Para entonces, su fundador, Bertolt Brecht, había muerto, pero su legado andaba vivo allí, en el edificio situado en el centro mismo de la ciudad de Berlín, entonces dividida, al mismo tiempo que se había expandido por medio mundo como un vehículo de pensamiento y lenguaje teatrales para leer y expresar la realidad de un mundo en plena efervescencia y cambio.
La marca de agua de Brecht lo acompañará en lo adelante. En la fundación del Teatro Político con el nombre del autor de Galileo Galilei, a principios de los 70; en su célebre caracterización de Lenin, en El carillón del Kremlin; en la dirección de Andoba y La panadería, donde él mismo exhibía, entre el difícil extrañamiento y el clown, una clase de actuación brechtiana.
Por eso, cuando en el último Festival de Teatro de La Habana, en 2019, presenté, ante el público del Teatro Martí, El círculo de tiza caucasiano, de la mítica agrupación alemana, por primera vez en Cuba, no dudé en dedicar la función a Balmaseda, aunque él no pudiera asistir por razones de salud.
También el cine cubano lo tiene como una de sus figuras principales.

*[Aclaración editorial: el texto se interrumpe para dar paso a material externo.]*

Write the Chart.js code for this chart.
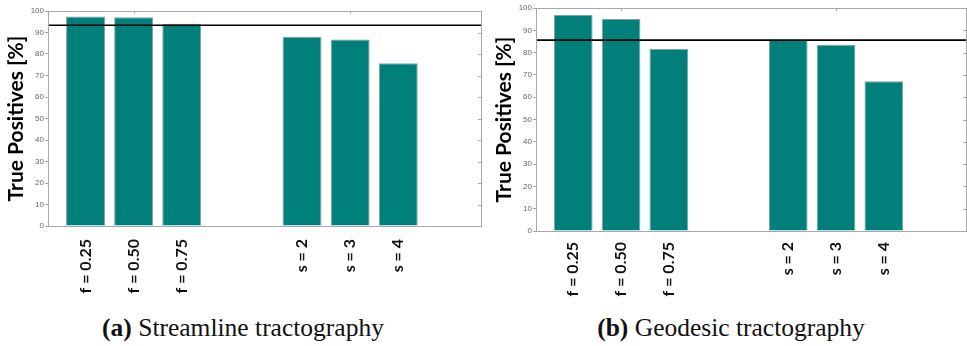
<!DOCTYPE html>
<html>
<head>
<meta charset="utf-8">
<script src="https://cdn.jsdelivr.net/npm/chart.js@4.4.1/dist/chart.umd.min.js"></script>
<style>
  body { margin: 0; background: #fff; width: 967px; height: 346px; position: relative; overflow: hidden; }
  canvas { position: absolute; top: 0; }
  .caption { position: absolute; top: 313px; font-family: "Liberation Serif", serif; font-size: 25.5px; color: #111; white-space: nowrap; transform: translateX(-50%); }
</style>
</head>
<body>
<canvas id="streamline" width="484" height="305" style="left:0"></canvas>
<canvas id="geodesic" width="483" height="305" style="left:484px"></canvas>
<div class="caption" style="left:243px"><b>(a)</b> Streamline tractography</div>
<div class="caption" style="left:731px"><b>(b)</b> Geodesic tractography</div>
<script>
'use strict';

// bar labels and where they sit on the x axis (gap between the two groups)
const groupLabels = ['f = 0.25', 'f = 0.50', 'f = 0.75', 's = 2', 's = 3', 's = 4'];
const barPositions = [1, 2, 3, 5.5, 6.5, 7.5];
const xRange = [0.22, 9.22];
const topTickPositions = [2, 6.5];

// true positives [%]
const streamlineTP = [97.5, 97.1, 94.1, 88.0, 86.8, 75.7];
const streamlineRef = 93.4;
const geodesicTP = [96.9, 95.1, 81.6, 85.8, 83.5, 67.2];
const geodesicRef = 85.6;

const BAR_COLOR = '#007f7b';
const FRAME_COLOR = '#a8a8a8';

// box around the plot plus the little inward ticks MATLAB draws
const framePlugin = {
    id: 'frame',
    afterDatasetsDraw: function (chart) {
        const ctx = chart.ctx;
        const a = chart.chartArea;
        const y = chart.scales.y;
        const x = chart.scales.x;
        ctx.save();
        ctx.strokeStyle = FRAME_COLOR;
        ctx.lineWidth = 1;
        ctx.beginPath();
        y.ticks.forEach(t => {
            const py = Math.round(y.getPixelForValue(t.value)) + 0.5;
            ctx.moveTo(a.right, py);
            ctx.lineTo(a.right - 3, py);
        });
        topTickPositions.forEach(v => {
            const px = Math.round(x.getPixelForValue(v)) + 0.5;
            ctx.moveTo(px, a.top);
            ctx.lineTo(px, a.top + 3);
        });
        ctx.stroke();
        ctx.strokeRect(Math.round(a.left) + 0.5, Math.round(a.top) + 0.5,
            Math.round(a.right - a.left), Math.round(a.bottom - a.top));
        ctx.restore();
    }
};

function makeChart (canvasId, values, refValue, lay) {
    const ctx = document.getElementById(canvasId).getContext('2d');
    return new Chart(ctx, {
        data: {
            datasets: [{
                type: 'line',
                data: [{x: xRange[0], y: refValue}, {x: xRange[1], y: refValue}],
                borderColor: '#000',
                borderWidth: 1.6,
                pointRadius: 0,
                order: 0
            }, {
                type: 'bar',
                data: barPositions.map((p, i) => ({x: p, y: values[i]})),
                backgroundColor: BAR_COLOR,
                borderColor: '#7fa3a1',
                borderWidth: 1,
                barPercentage: 0.81,
                categoryPercentage: 1,
                order: 1
            }]
        },
        options: {
            responsive: false,
            animation: false,
            devicePixelRatio: 1,
            layout: { padding: { left: lay.padLeft, top: lay.top, right: lay.padRight, bottom: 0 } },
            plugins: { legend: { display: false }, tooltip: { enabled: false } },
            scales: {
                x: {
                    type: 'linear',
                    offset: false,
                    min: xRange[0],
                    max: xRange[1],
                    afterBuildTicks: scale => { scale.ticks = barPositions.map(v => ({value: v})); },
                    afterFit: scale => { scale.height = lay.xHeight; },
                    grid: { display: false, drawTicks: false },
                    border: { display: false },
                    ticks: {
                        autoSkip: false,
                        minRotation: 90,
                        maxRotation: 90,
                        padding: lay.labelPad,
                        color: '#111',
                        font: { family: 'Lato', weight: 'bold', size: 16 },
                        callback: v => groupLabels[barPositions.indexOf(v)]
                    }
                },
                y: {
                    min: 0,
                    max: 100,
                    afterFit: scale => { scale.width = lay.yWidth; },
                    grid: { drawOnChartArea: false, tickLength: 3, color: FRAME_COLOR },
                    border: { color: FRAME_COLOR },
                    ticks: {
                        stepSize: 10,
                        padding: 1,
                        color: '#666',
                        font: { family: 'Liberation Sans', size: 8 }
                    },
                    title: {
                        display: true,
                        text: 'True Positives [%]',
                        color: '#000',
                        padding: 0,
                        font: { family: 'Lato', weight: 'bold', size: 21 }
                    }
                }
            }
        },
        plugins: [framePlugin]
    });
}

makeChart('streamline', streamlineTP, streamlineRef,
    { padLeft: 4, padRight: 3, top: 11, yWidth: 44, xHeight: 79, labelPad: 13 });
makeChart('geodesic', geodesicTP, geodesicRef,
    { padLeft: 8, padRight: 1, top: 8, yWidth: 44, xHeight: 74, labelPad: 11 });
</script>
</body>
</html>
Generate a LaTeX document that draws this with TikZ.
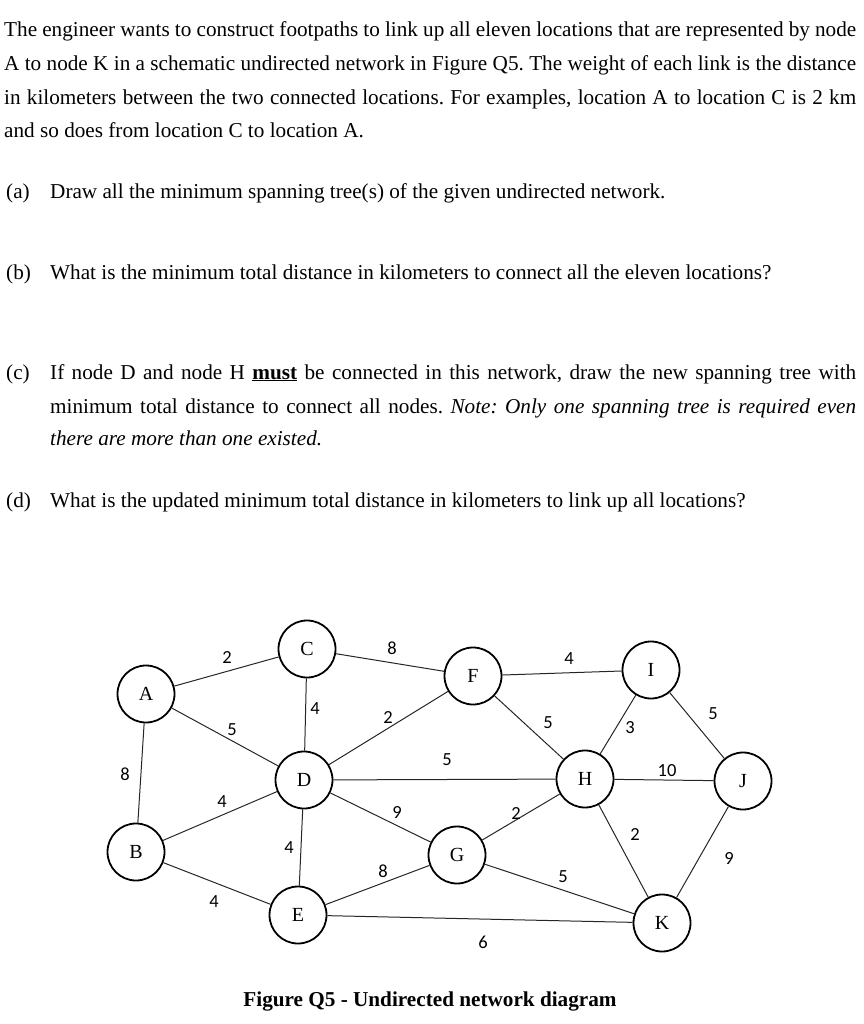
\documentclass[tikz,border=0pt]{standalone}
\usepackage{fontspec}
\setmainfont{Liberation Serif}
\newfontfamily\lblfont{Carlito}
\frenchspacing
\begin{document}
\begin{tikzpicture}[x=1pt,y=-1pt,
 txt/.style={anchor=base west, inner sep=0pt, font=\fontsize{21.2}{25}\selectfont},
 vtx/.style={circle, draw, line width=1.8pt, minimum size=57pt, inner sep=0pt, font=\fontsize{20}{23}\selectfont},
 link/.style={line width=1pt, draw=black!85},
 wt/.style={inner sep=0pt, font=\lblfont\fontsize{18.5}{21}\selectfont}]
\useasboundingbox (0,0) rectangle (863,1024);
% text
\node[txt] (t1) at (4,37) {\makebox[852pt][s]{The engineer wants to construct footpaths to link up all eleven locations that are represented by node}};
\node[txt] (t2) at (4,71) {\makebox[852pt][s]{A to node K in a schematic undirected network in Figure Q5. The weight of each link is the distance}};
\node[txt] (t3) at (4,105) {\makebox[852pt][s]{in kilometers between the two connected locations. For examples, location A to location C is 2 km}};
\node[txt] (t4) at (4,138) {and so does from location C to location A.};
\node[txt] (qa) at (6,199) {(a)};
\node[txt] (qat) at (50,199) {Draw all the minimum spanning tree(s) of the given undirected network.};
\node[txt] (qb) at (6,279) {(b)};
\node[txt] (qbt) at (50,279) {What is the minimum total distance in kilometers to connect all the eleven locations?};
\node[txt] (qc) at (6,379) {(c)};
\node[txt] (qct1) at (50,379) {\makebox[806pt][s]{If node D and node H \textbf{\underline{must}} be connected in this network, draw the new spanning tree with}};
\node[txt] (qct2) at (50,413) {\makebox[806pt][s]{minimum total distance to connect all nodes. \itshape Note: Only one spanning tree is required even}};
\node[txt] (qct3) at (50,445) {\itshape there are more than one existed.};
\node[txt] (qd) at (6,507) {(d)};
\node[txt] (qdt) at (50,507) {What is the updated minimum total distance in kilometers to link up all locations?};
% vertices
\node[vtx] (A) at (146,694) {A};
\node[vtx] (B) at (136,852) {B};
\node[vtx] (C) at (307,649) {C};
\node[vtx] (D) at (304,780) {D};
\node[vtx] (E) at (298,915) {E};
\node[vtx] (F) at (473,676) {F};
\node[vtx] (G) at (457,855) {G};
\node[vtx] (H) at (585,779) {H};
\node[vtx] (I) at (651,670) {I};
\node[vtx] (J) at (743,781) {J};
\node[vtx] (K) at (662,923) {K};
% links
\draw[link] (A) -- (C);
\draw[link] (A) -- (D);
\draw[link] (A) -- (B);
\draw[link] (C) -- (D);
\draw[link] (B) -- (D);
\draw[link] (C) -- (F);
\draw[link] (D) -- (F);
\draw[link] (D) -- (H);
\draw[link] (D) -- (G);
\draw[link] (F) -- (I);
\draw[link] (F) -- (H);
\draw[link] (H) -- (G);
\draw[link] (I) -- (H);
\draw[link] (I) -- (J);
\draw[link] (H) -- (J);
\draw[link] (H) -- (K);
\draw[link] (J) -- (K);
\draw[link] (D) -- (E);
\draw[link] (B) -- (E);
\draw[link] (E) -- (G);
\draw[link] (G) -- (K);
\draw[link] (E) -- (K);
% weights
\node[wt] (wAC) at (227,657) {2};
\node[wt] (wAD) at (232,730) {5};
\node[wt] (wAB) at (125,774) {8};
\node[wt] (wCD) at (315,709) {4};
\node[wt] (wBD) at (222,802) {4};
\node[wt] (wCF) at (392,648) {8};
\node[wt] (wDF) at (388,717) {2};
\node[wt] (wDH) at (447,760) {5};
\node[wt] (wDG) at (397,812) {9};
\node[wt] (wFI) at (569,659) {4};
\node[wt] (wFH) at (548,723) {5};
\node[wt] (wHG) at (516,813) {2};
\node[wt] (wIH) at (630,728) {3};
\node[wt] (wIJ) at (713,714) {5};
\node[wt] (wHJ) at (667,771) {10};
\node[wt] (wHK) at (635,834) {2};
\node[wt] (wJK) at (729,858) {9};
\node[wt] (wDE) at (289,848) {4};
\node[wt] (wBE) at (214,902) {4};
\node[wt] (wEG) at (383,871) {8};
\node[wt] (wGK) at (563,877) {5};
\node[wt] (wEK) at (483,942) {6};
% caption
\node[txt, font=\bfseries\fontsize{21.2}{25}\selectfont, anchor=base] (cap) at (430,1006) {Figure Q5 - Undirected network diagram};
\end{tikzpicture}
\end{document}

Entre otros muchos filmes, su presencia en Los días del agua, El hombre de Maisinicú, De cierta manera, Baraguá, En tres y dos, Se permuta y en La inútil muerte de mi socio Manolo, es inolvidable. Como en la televisión, En silencio ha tenido que ser.
El día de su celebración, entre otras tantas personas e instituciones, saludé en las redes estas ocho décadas con un viejo texto de La Jiribilla, publicado en enero de 2006, a propósito de recibir el Premio Nacional de Teatro, hace ya tres lustros exactos. En 2019, se le otorgó el de Televisión, y me habría gustado también verle el de Cine. Durante esa jornada de cumpleaños, me emocionaron los sentidos mensajes para él de cientos de personas. Nuestro pueblo, nada olvidadizo de lo trascendente, sabe que es el tributo justo a los ochenta rostros que nos ha regalado Mario Balmaseda.